In January 2013, the FTC and the states charged the Fortune Hi-Tech Marketing (FHTM) defendants with deceiving consumers by claiming they would earn significant income through selling various products and services if they signed up as FHTM representatives. In recent years, the scheme targeted Spanish-speaking and immigrant communities. Participants were required to pay substantial start-up costs and monthly fees to retain their positions with the company. The court subsequently halted the deceptive practices, froze the defendants' assets, and appointed a receiver over the corporations pending a trial.
After conducting its own investigation, the court-appointed receiver determined that FHTM's main business was recruiting new members and not selling products and services as it claimed, and confirmed the allegations made by the FTC and the states. The overwhelming majority of participants – more than 98 percent – lost more money than they ever made. At least 88 percent of consumers did not even recoup their enrollment fees. To the extent that consumers could make any income, it was mainly for recruiting other consumers into FHTM's scheme. More than 81 percent of the payments to participants were based on recruiting new members and not for the sale of products or services. Not surprisingly, at least 94 percent of consumers did not renew their membership after their initial year.

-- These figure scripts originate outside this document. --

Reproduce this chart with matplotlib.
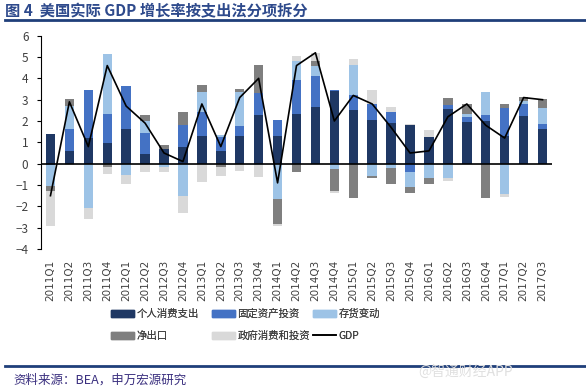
import matplotlib.pyplot as plt
import matplotlib.lines as mlines
import matplotlib.patches as mpatches
import numpy as np

plt.rcParams['font.family'] = ['Noto Sans CJK SC', 'DejaVu Sans']

# 季度
quarters = ['2011Q1', '2011Q2', '2011Q3', '2011Q4', '2012Q1', '2012Q2', '2012Q3', '2012Q4',
            '2013Q1', '2013Q2', '2013Q3', '2013Q4', '2014Q1', '2014Q2', '2014Q3', '2014Q4',
            '2015Q1', '2015Q2', '2015Q3', '2015Q4', '2016Q1', '2016Q2', '2016Q3', '2016Q4',
            '2017Q1', '2017Q2', '2017Q3']

# 各分项对GDP增长的拉动（百分点）
pce = [1.39, 0.58, 1.20, 0.96, 1.64, 0.44, 0.70, 0.77, 1.31, 0.58, 1.28, 2.30, 1.28, 2.34,
       2.64, 3.39, 2.50, 2.03, 1.92, 1.81, 1.23, 2.56, 1.94, 1.98, 1.28, 2.23, 1.62]
fixed_inv = [-0.05, 1.06, 2.27, 1.35, 2.02, 1.00, 0.00, 1.03, 1.11, 0.65, 0.47, 1.01, 0.75, 1.57,
             1.49, 0.05, 0.70, 0.78, 0.50, -0.37, 0.00, 0.21, 0.23, 0.29, 1.31, 0.55, 0.26]
inventory = [-1.00, 1.05, -2.08, 2.84, -0.53, 0.54, -0.16, -1.52, 0.92, 0.13, 1.61, -0.06, -1.67, 0.92,
             0.43, -0.23, 1.41, -0.58, -0.19, -0.71, -0.69, -0.66, 0.17, 1.09, -1.44, 0.14, 0.74]
net_exports = [-0.23, 0.36, 0.00, -0.16, 0.00, 0.32, 0.16, 0.62, 0.33, -0.16, 0.14, 1.30, -1.17, -0.39,
               0.27, -1.05, -1.62, -0.08, -0.78, -0.28, -0.26, 0.31, 0.46, -1.59, 0.22, 0.22, 0.41]
government = [-1.64, -0.08, -0.53, -0.34, -0.41, -0.37, -0.23, -0.78, -0.84, -0.42, -0.36, -0.56, -0.08, 0.20,
              0.36, -0.11, 0.30, 0.63, 0.24, 0.05, 0.33, -0.15, 0.00, 0.00, -0.11, 0.00, 0.00]
gdp = [-1.5, 2.9, 0.8, 4.6, 2.7, 1.9, 0.5, 0.1, 2.8, 0.8, 3.1, 4.0, -0.9, 4.6,
       5.2, 2.0, 3.2, 2.8, 1.7, 0.5, 0.6, 2.2, 2.8, 1.8, 1.2, 3.1, 3.0]

series = [('个人消费支出', pce, '#1F3864'),
          ('固定资产投资', fixed_inv, '#4472C4'),
          ('存货变动', inventory, '#9DC3E6'),
          ('净出口', net_exports, '#7F7F7F'),
          ('政府消费和投资', government, '#D9D9D9')]

fig = plt.figure(figsize=(5.86, 3.88), dpi=100)
ax = fig.add_axes([41 / 586, 1 - 249 / 388, 511 / 586, (249 - 35.7) / 388])

x = np.arange(len(quarters))
pos_bottom = np.zeros(len(x))
neg_bottom = np.zeros(len(x))
handles = {}
for name, vals, color in series:
    v = np.array(vals)
    bottom = np.where(v >= 0, pos_bottom, neg_bottom)
    ax.bar(x, v, width=0.5, bottom=bottom, color=color, label=name, zorder=2)
    pos_bottom += np.where(v > 0, v, 0)
    neg_bottom += np.where(v < 0, v, 0)
    handles[name] = mpatches.Patch(color=color, label=name)

ax.plot(x, gdp, color='black', lw=1.2, zorder=3)
handles['GDP'] = mlines.Line2D([], [], color='black', lw=1.2, label='GDP')

ax.axhline(0, color='black', lw=1.2, zorder=4)
ax.set_xlim(-0.5, len(x) - 0.5)
ax.set_ylim(-4, 6)
ax.set_yticks(range(-4, 7))
ax.set_xticks(x)
ax.set_xticklabels(quarters, rotation=90, fontsize=7.5, color='#404040', family='DejaVu Sans')
ax.tick_params(axis='x', length=0, pad=8)
ax.tick_params(axis='y', labelsize=8.5, labelcolor='#404040', length=3, direction='out', pad=6)
for s in ['top', 'right', 'bottom']:
    ax.spines[s].set_visible(False)
ax.spines['left'].set_color('black')

# 图例（两行三列）
legend_pos = [('个人消费支出', 111, 314), ('固定资产投资', 212, 314), ('存货变动', 313, 314),
              ('净出口', 111, 336), ('政府消费和投资', 212, 336), ('GDP', 313, 336)]
for name, lx, ly in legend_pos:
    leg = fig.legend(handles=[handles[name]], loc='center left',
                     bbox_to_anchor=(lx / 586, 1 - ly / 388), frameon=False,
                     fontsize=7.5, handlelength=2.2, handletextpad=0.25,
                     borderpad=0, borderaxespad=0, labelcolor='#404040')
    fig.add_artist(leg)

# 标题和来源
fig.text(5 / 586, 1 - 11 / 388, '图 4  美国实际 GDP 增长率按支出法分项拆分', fontsize=11,
         fontweight='bold', color='#2E4A8C', va='center', ha='left')
fig.add_artist(mlines.Line2D([5 / 586, 1], [1 - 20 / 388, 1 - 20 / 388], color='#1F3F7A', lw=2))
fig.add_artist(mlines.Line2D([5 / 586, 1], [1 - 366 / 388, 1 - 366 / 388], color='#1F3F7A', lw=2))
fig.text(13 / 586, 1 - 380 / 388, '资料来源：BEA，申万宏源研究', fontsize=9, color='#3A2F7F',
         va='center', ha='left')
fig.text(418 / 586, 1 - 372 / 388, '@智通财经APP', fontsize=10, color='#E0E0E0',
         va='center', ha='left')

plt.savefig('out.png', dpi=100)
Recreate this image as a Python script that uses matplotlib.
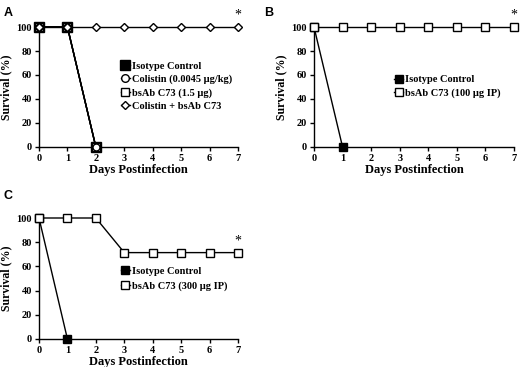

In addition to the multi-level marketing ban, the settlement order permanently prohibits Thomas A. Mills, Fortune Hi-Tech Marketing Inc., FHTM Inc., Alan Clark Holdings LLC, FHTM Canada Inc., and Fortune Network Marketing (UK) Limited from misrepresenting material facts about any product or service, including claims concerning how much money consumers can earn. The order also bars the defendants from selling or otherwise benefitting from customers' personal information, failing to properly dispose of customer information, and collecting any additional money from customers.
The order imposes a judgment of more than $169 million, which will be partially suspended when the defendants have surrendered certain assets with an estimated value of at least $7.75 million, including assets of the deceased defendant Paul C. Orberson's estate. The full judgment will become due immediately if the defendants are found to have misrepresented their financial condition.
The settlement resolves all the FTC's claims against the defendants, as well as the claims brought by Illinois, Kentucky and North Carolina.